Battered Comanche wins rough race

Comanche close to the finish line in Hobart last night, as skipper Ken Read's decision to "punch on through" and make running repairs to one of the broken twin rudders and daggerboard paid off.
Comanche close to the finish line in Hobart last night, as skipper Ken Read's decision to "punch on through" and make running repairs to one of the broken twin rudders and daggerboard paid off.PHOTO: EUROPEAN PRESSPHOTO AGENCY

SYDNEY • American yacht Comanche won the line honours in Australia's gruelling Sydney to Hobart sailing race yesterday, staging a stunning recovery from damage which nearly ended its endeavour.

The 100-footer was the first to cross the finish line after one of the roughest races in recent years, with more than 30 boats retiring after bad weather struck on Saturday.

"At 2158 (6.58pm Singapore time), Jim Clark and Kristy Hinze-Clark's Comanche claimed line honours in the 2015 Rolex Sydney Hobart Yacht Race, completing the 628 nautical mile (1,163km) course in two days, nine hours, 58 minutes and 30 seconds," said the organisers.

The race record - set by Wild Oats XI in 2012 - is one day, 18 hours, 23 minutes and 12 seconds.

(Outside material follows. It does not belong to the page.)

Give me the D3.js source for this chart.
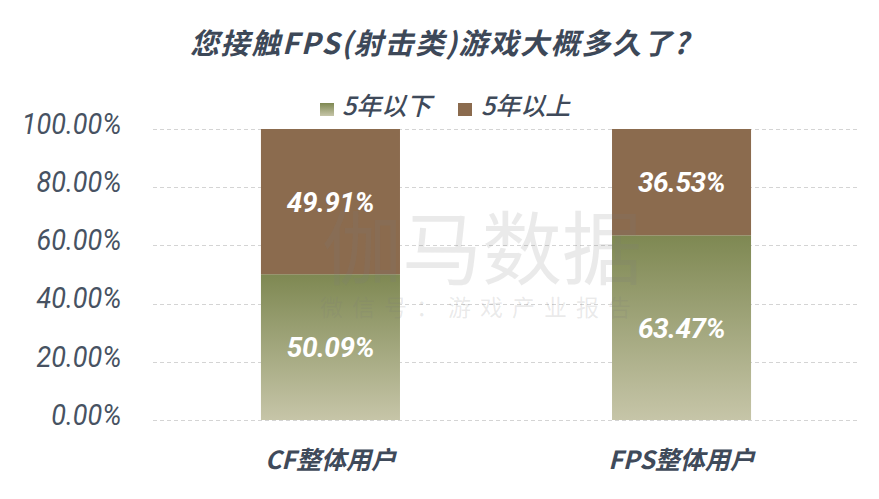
<!DOCTYPE html>
<html>
<head>
<meta charset="utf-8">
<script src="https://cdn.jsdelivr.net/npm/d3@7"></script>
<style>
  html, body { margin: 0; padding: 0; background: #ffffff; }
  svg { display: block; }
</style>
</head>
<body>
<svg id="chart" width="879" height="499"></svg>
<script>
const titleText = "您接触FPS(射击类)游戏大概多久了?";
const categories = ["CF整体用户", "FPS整体用户"];
const seriesNames = ["5年以下", "5年以上"];
const under5 = [50.09, 63.47];
const over5 = [49.91, 36.53];
const yTicks = [0, 20, 40, 60, 80, 100];
const watermarkMain = "伽马数据";
const watermarkSub = "微信号：游戏产业报告";

const W = 879, H = 499;
const margin = { left: 153, right: 20, top: 129, bottom: 79 };
const svg = d3.select("#chart");
const defs = svg.append("defs");

const grad = defs.append("linearGradient")
  .attr("id", "greenGrad").attr("x1", 0).attr("y1", 0).attr("x2", 0).attr("y2", 1);
grad.append("stop").attr("offset", "0%").attr("stop-color", "#7e8852");
grad.append("stop").attr("offset", "100%").attr("stop-color", "#c6c5a8");

const colors = { "5年以下": "url(#greenGrad)", "5年以上": "#8b6b4e" };

const rows = categories.map((c, i) => ({ cat: c, "5年以下": under5[i], "5年以上": over5[i] }));
const stacked = d3.stack().keys(seriesNames)(rows);

const x = d3.scaleBand().domain(categories)
  .range([margin.left, W - margin.right])
  .paddingInner(0.604).paddingOuter(0.3075);
const y = d3.scaleLinear().domain([0, 100]).range([H - margin.bottom, margin.top]);

const cjk = "'Noto Sans CJK SC', 'Noto Sans', sans-serif";
const latin = "Roboto, 'Noto Sans CJK SC', sans-serif";

// title
svg.append("text")
  .attr("x", 440).attr("y", 54)
  .attr("text-anchor", "middle")
  .attr("font-family", cjk).attr("font-weight", 700).attr("font-style", "italic")
  .attr("font-size", 29).attr("letter-spacing", 1.7)
  .attr("fill", "#3d4858")
  .text(titleText);

// gridlines
svg.append("g").selectAll("line").data(yTicks).join("line")
  .attr("x1", margin.left).attr("x2", W - margin.right)
  .attr("y1", d => Math.round(y(d)) + 0.5).attr("y2", d => Math.round(y(d)) + 0.5)
  .attr("stroke", "#d4d4d4").attr("stroke-width", 1).attr("stroke-dasharray", "4,3");

// y axis
const yAxis = d3.axisLeft(y).tickValues(yTicks).tickSize(0).tickPadding(34)
  .tickFormat(d => d.toFixed(2) + "%");
const gy = svg.append("g").attr("transform", `translate(${margin.left},0)`).call(yAxis);
gy.select(".domain").remove();
gy.selectAll("text")
  .attr("font-family", latin).attr("font-style", "italic").attr("font-weight", 400)
  .attr("font-size", 29).attr("fill", "#475262")
  .attr("transform", "scale(0.93,1)")
  .attr("y", -5);

// bars
const gBars = svg.append("g");
stacked.forEach(s => {
  gBars.append("g").selectAll("rect").data(s).join("rect")
    .attr("x", d => x(d.data.cat))
    .attr("width", x.bandwidth())
    .attr("y", d => y(d[1]))
    .attr("height", d => y(d[0]) - y(d[1]))
    .attr("fill", colors[s.key]);
});

// value labels
stacked.forEach(s => {
  svg.append("g").selectAll("text").data(s).join("text")
    .attr("x", d => x(d.data.cat) + x.bandwidth() / 2)
    .attr("y", d => (y(d[0]) + y(d[1])) / 2)
    .attr("dy", "0.36em")
    .attr("text-anchor", "middle")
    .attr("font-family", latin).attr("font-style", "italic").attr("font-weight", 700)
    .attr("font-size", 28).attr("letter-spacing", -0.5)
    .attr("fill", "#ffffff")
    .text(d => (d[1] - d[0]).toFixed(2) + "%");
});

// x axis labels
const xAxis = d3.axisBottom(x).tickSize(0).tickPadding(31);
const gx = svg.append("g").attr("transform", `translate(0,${H - margin.bottom})`).call(xAxis);
gx.select(".domain").remove();
gx.selectAll("text")
  .attr("font-family", cjk).attr("font-style", "italic").attr("font-weight", 700)
  .attr("font-size", 25).attr("fill", "#3f4a5a");

// legend
const legendItems = [
  { name: seriesNames[0], sx: 320, tx: 342 },
  { name: seriesNames[1], sx: 458, tx: 481 }
];
const lg = svg.append("g");
legendItems.forEach(it => {
  lg.append("rect").attr("x", it.sx).attr("y", 103).attr("width", 14).attr("height", 13)
    .attr("fill", colors[it.name]);
  lg.append("text").attr("x", it.tx).attr("y", 115)
    .attr("font-family", cjk).attr("font-style", "italic").attr("font-weight", 500)
    .attr("font-size", 25).attr("fill", "#3f4a5a")
    .text(it.name);
});

// watermark
svg.append("text")
  .attr("x", 482).attr("y", 278)
  .attr("text-anchor", "middle")
  .attr("font-family", cjk).attr("font-weight", 400)
  .attr("font-size", 80)
  .attr("fill", "#7a7a7a").attr("fill-opacity", 0.16)
  .text(watermarkMain);
svg.append("text")
  .attr("x", 480).attr("y", 316)
  .attr("text-anchor", "middle")
  .attr("font-family", cjk).attr("font-weight", 400)
  .attr("font-size", 23).attr("letter-spacing", 9)
  .attr("fill", "#7a7a7a").attr("fill-opacity", 0.16)
  .text(watermarkSub);
</script>
</body>
</html>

Comanche is the first American entry to take line honours since 1998. The boat was damaged by punishing winds off the New South Wales coast on Saturday night which tore into the fleet, shredding sails, damaging rudders and hulls and breaking one yacht's mast.

A savage southerly wind blasted the yachts, resulting in 32 of the 108 entries which began the race from Sydney Harbour on Saturday pulling out of the journey down Australia's east coast.

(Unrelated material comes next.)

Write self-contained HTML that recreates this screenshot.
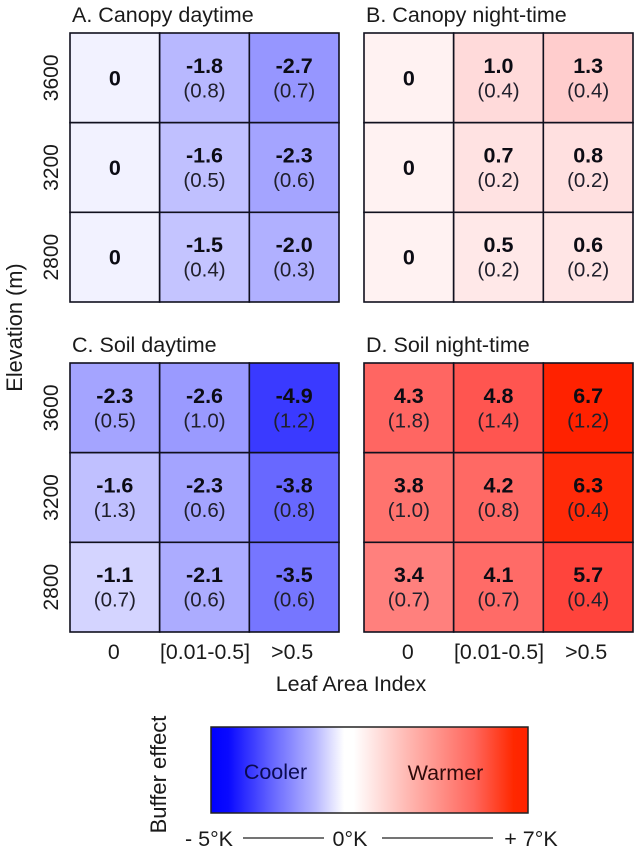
<!DOCTYPE html>
<html>
<head>
<meta charset="utf-8">
<title>Buffer effect heatmaps</title>
<style>
html,body{margin:0;padding:0;background:#fff;width:641px;height:853px;overflow:hidden}
svg{display:block;font-family:"Liberation Sans",Arial,sans-serif}
</style>
</head>
<body>
<svg id="chart" width="641" height="853" viewBox="0 0 641 853" xmlns="http://www.w3.org/2000/svg">
<defs>
<linearGradient id="cb" x1="0" x2="1" y1="0" y2="0">
<stop offset="0" stop-color="#0000ff"/>
<stop offset="0.055" stop-color="#0a0aff"/>
<stop offset="0.2" stop-color="#6a6aff"/>
<stop offset="0.33" stop-color="#b8b8ff"/>
<stop offset="0.42" stop-color="#ffffff"/>
<stop offset="0.45" stop-color="#ffffff"/>
<stop offset="0.62" stop-color="#ffb8b2"/>
<stop offset="0.83" stop-color="#ff665c"/>
<stop offset="0.955" stop-color="#ff2800"/>
<stop offset="1" stop-color="#ff2200"/>
</linearGradient>
</defs>
<g id="panels"></g>
<text transform="translate(22,327.5) rotate(-90)" text-anchor="middle" font-size="21.8" fill="#1a1a1a">Elevation (m)</text>
<text x="351" y="691" text-anchor="middle" font-size="21.5" fill="#1a1a1a">Leaf Area Index</text>
<g>
<rect x="211" y="727" width="317" height="86" fill="url(#cb)" stroke="#222" stroke-width="1.5"/>
<text x="275.5" y="779" text-anchor="middle" font-size="21.5" fill="#0a0a50">Cooler</text>
<text x="445.5" y="780" text-anchor="middle" font-size="21.5" fill="#300a0a">Warmer</text>
<text transform="translate(166,774.5) rotate(-90)" text-anchor="middle" font-size="22" fill="#1a1a1a">Buffer effect</text>
<text x="209" y="846" text-anchor="middle" font-size="21.5" fill="#1a1a1a">- 5°K</text>
<line x1="243" x2="324" y1="838" y2="838" stroke="#222" stroke-width="1.3"/>
<text x="350" y="846" text-anchor="middle" font-size="21.5" fill="#1a1a1a">0°K</text>
<line x1="382" x2="493" y1="838" y2="838" stroke="#222" stroke-width="1.3"/>
<text x="531" y="846" text-anchor="middle" font-size="21.5" fill="#1a1a1a">+ 7°K</text>
</g>
</svg>
<script>
const elevations = [3600, 3200, 2800];
const laiCategories = ['0', '[0.01-0.5]', '>0.5'];
const panelTitles = ['A. Canopy daytime', 'B. Canopy night-time', 'C. Soil daytime', 'D. Soil night-time'];
const canopyDayValues = [[0, -1.8, -2.7], [0, -1.6, -2.3], [0, -1.5, -2.0]];
const canopyDayErrors = [[null, 0.8, 0.7], [null, 0.5, 0.6], [null, 0.4, 0.3]];
const canopyNightValues = [[0, 1.0, 1.3], [0, 0.7, 0.8], [0, 0.5, 0.6]];
const canopyNightErrors = [[null, 0.4, 0.4], [null, 0.2, 0.2], [null, 0.2, 0.2]];
const soilDayValues = [[-2.3, -2.6, -4.9], [-1.6, -2.3, -3.8], [-1.1, -2.1, -3.5]];
const soilDayErrors = [[0.5, 1.0, 1.2], [1.3, 0.6, 0.8], [0.7, 0.6, 0.6]];
const soilNightValues = [[4.3, 4.8, 6.7], [3.8, 4.2, 6.3], [3.4, 4.1, 5.7]];
const soilNightErrors = [[1.8, 1.4, 1.2], [1.0, 0.8, 0.4], [0.7, 0.7, 0.4]];

const NS = 'http://www.w3.org/2000/svg';
const root = document.getElementById('panels');
const PLOT = 269, CELL = PLOT / 3;
const layouts = [
  {x: 70, y: 33, leftAxis: true, bottomAxis: false, key: 'a'},
  {x: 364, y: 33, leftAxis: false, bottomAxis: false, key: 'b'},
  {x: 70, y: 363, leftAxis: true, bottomAxis: true, key: 'c'},
  {x: 364, y: 363, leftAxis: false, bottomAxis: true, key: 'd'}
];
const valueSets = [canopyDayValues, canopyNightValues, soilDayValues, soilNightValues];
const errorSets = [canopyDayErrors, canopyNightErrors, soilDayErrors, soilNightErrors];

function xScale(p, col) { return p.x + col * CELL; }
function yScale(p, row) { return p.y + row * CELL; }
function lerpStops(stops, v) {
  for (let i = 1; i < stops.length; i++) {
    if (v <= stops[i][0]) {
      const t = (v - stops[i - 1][0]) / (stops[i][0] - stops[i - 1][0]);
      return stops[i - 1][1] + t * (stops[i][1] - stops[i - 1][1]);
    }
  }
  return stops[stops.length - 1][1];
}
function cellColor(v, isNightPanel) {
  if (v < 0 || (v === 0 && !isNightPanel)) {
    const c = Math.round(lerpStops([[0, 242], [1.1, 212], [1.6, 192], [2.3, 164], [2.7, 150], [3.5, 118], [3.8, 104], [4.9, 58], [5, 0]], -v));
    return 'rgb(' + c + ',' + c + ',255)';
  }
  const g = lerpStops([[0, 242], [0.5, 232], [1.0, 218], [1.3, 205], [3.4, 128], [3.8, 115], [4.3, 102], [4.8, 85], [5.7, 68], [6.3, 42], [6.7, 34], [7, 30]], v);
  const b = lerpStops([[0, 242], [0.5, 232], [1.0, 218], [1.3, 205], [3.4, 125], [3.8, 110], [4.3, 98], [4.8, 80], [5.7, 60], [6.3, 8], [6.7, 0], [7, 0]], v);
  return 'rgb(255,' + Math.round(g) + ',' + Math.round(b) + ')';
}
function svgText(parent, x, y, str, size, weight, fill, anchor) {
  const t = document.createElementNS(NS, 'text');
  t.setAttribute('x', x);
  t.setAttribute('y', y);
  t.setAttribute('font-size', size);
  t.setAttribute('font-weight', weight);
  t.setAttribute('fill', fill);
  t.setAttribute('text-anchor', anchor);
  t.textContent = str;
  parent.appendChild(t);
  return t;
}
layouts.forEach(function (p, pi) {
  const g = document.createElementNS(NS, 'g');
  
  
  root.appendChild(g);

  const title = svgText(g, p.x + 2, p.y - 11, panelTitles[pi], 21.5, 'normal', '#1a1a1a', 'start');
  
  

  const isNight = pi === 1 || pi === 3;
  elevations.forEach(function (elev, r) {
    laiCategories.forEach(function (cat, c) {
      const v = valueSets[pi][r][c];
      const rect = document.createElementNS(NS, 'rect');
      rect.setAttribute('x', xScale(p, c));
      rect.setAttribute('y', yScale(p, r));
      rect.setAttribute('width', CELL);
      rect.setAttribute('height', CELL);
      rect.setAttribute('fill', cellColor(v, isNight));
      rect.setAttribute('stroke', '#10101e');
      rect.setAttribute('stroke-width', '1.6');
      
      
      g.appendChild(rect);
    });
  });
  elevations.forEach(function (elev, r) {
    laiCategories.forEach(function (cat, c) {
      const v = valueSets[pi][r][c];
      const e = errorSets[pi][r][c];
      const cx = xScale(p, c) + CELL / 2;
      const cy = yScale(p, r) + CELL / 2;
      const label = v === 0 ? '0' : v.toFixed(1);
      const vt = svgText(g, cx, e === null ? cy + 7.5 : cy - 5, label, 21.5, 'bold', '#0c0c14', 'middle');
      
      
      if (e !== null) {
        const et = svgText(g, cx, cy + 19.5, '(' + e.toFixed(1) + ')', 20.5, 'normal', '#20202c', 'middle');
        
        
      }
    });
    if (p.leftAxis) {
      const ty = yScale(p, r) + CELL / 2;
      const tick = svgText(g, 0, 0, String(elev), 21, 'normal', '#1a1a1a', 'middle');
      tick.setAttribute('transform', 'translate(58,' + ty + ') rotate(-90)');
      
      
    }
  });
  if (p.bottomAxis) {
    laiCategories.forEach(function (cat, c) {
      const shift = c === 0 ? -1 : (c === 2 ? -2 : 0.5);
      const tick = svgText(g, xScale(p, c) + CELL / 2 + shift, p.y + PLOT + 27, cat, 21.3, 'normal', '#1a1a1a', 'middle');
      
      
    });
  }
});
</script>
</body>
</html>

Among the casualties were two strong contenders for line honours - eight-time fastest finisher Wild Oats XI, forced back to Sydney after her main sail ripped, and Perpetual Loyal, with rudder damage.

Comanche was among those damaged, hitting an unidentified submerged object which broke one of her twin rudders and a daggerboard.

Skipper Ken Read had initially considered retiring but "decided to punch on through" and running repairs were made to the boat.

"That is a hard body of water," he said after arriving, recounting his decision to continue the race.

"It was my decision. Sure enough this boat did its thing and got us out of trouble. We love this boat."

Comanche's biggest competition for line honours had been from fellow American yacht Rambler, which also hit an object in the water on Saturday, suffering similar damage.

But, while Comanche kept extending its lead yesterday in good conditions, the 88-footer Rambler was slowed by a lack of breeze in the final stages of the race.

In third position was Australian entry Ragamuffin 100, followed by the Maserati, Ichi Ban and Chinese Whisper.

Earlier in the day, the organisers were accused of racism after a tweet posted from their official account about the yacht Indian warned: "This is what happens when you stray off the reservation."

The tweet was posted on Sunday afternoon with a photo of Indian, owned and skippered by Craig Carter, running down the south coast in winds of more than 35 knots. The tweet updating the race situation reported that Indian faced "sea-sickening waves".

It was deleted yesterday after attracting a number of complaints declaring it "racist", "bad taste" and "culturally insensitive", but not before a screenshot was taken by the ABC.

The organisers declined to comment about the reasons for deleting the tweet.

The expression "off the reservation" is viewed as offensive by many Native Americans because it ignores the painful history of reservations.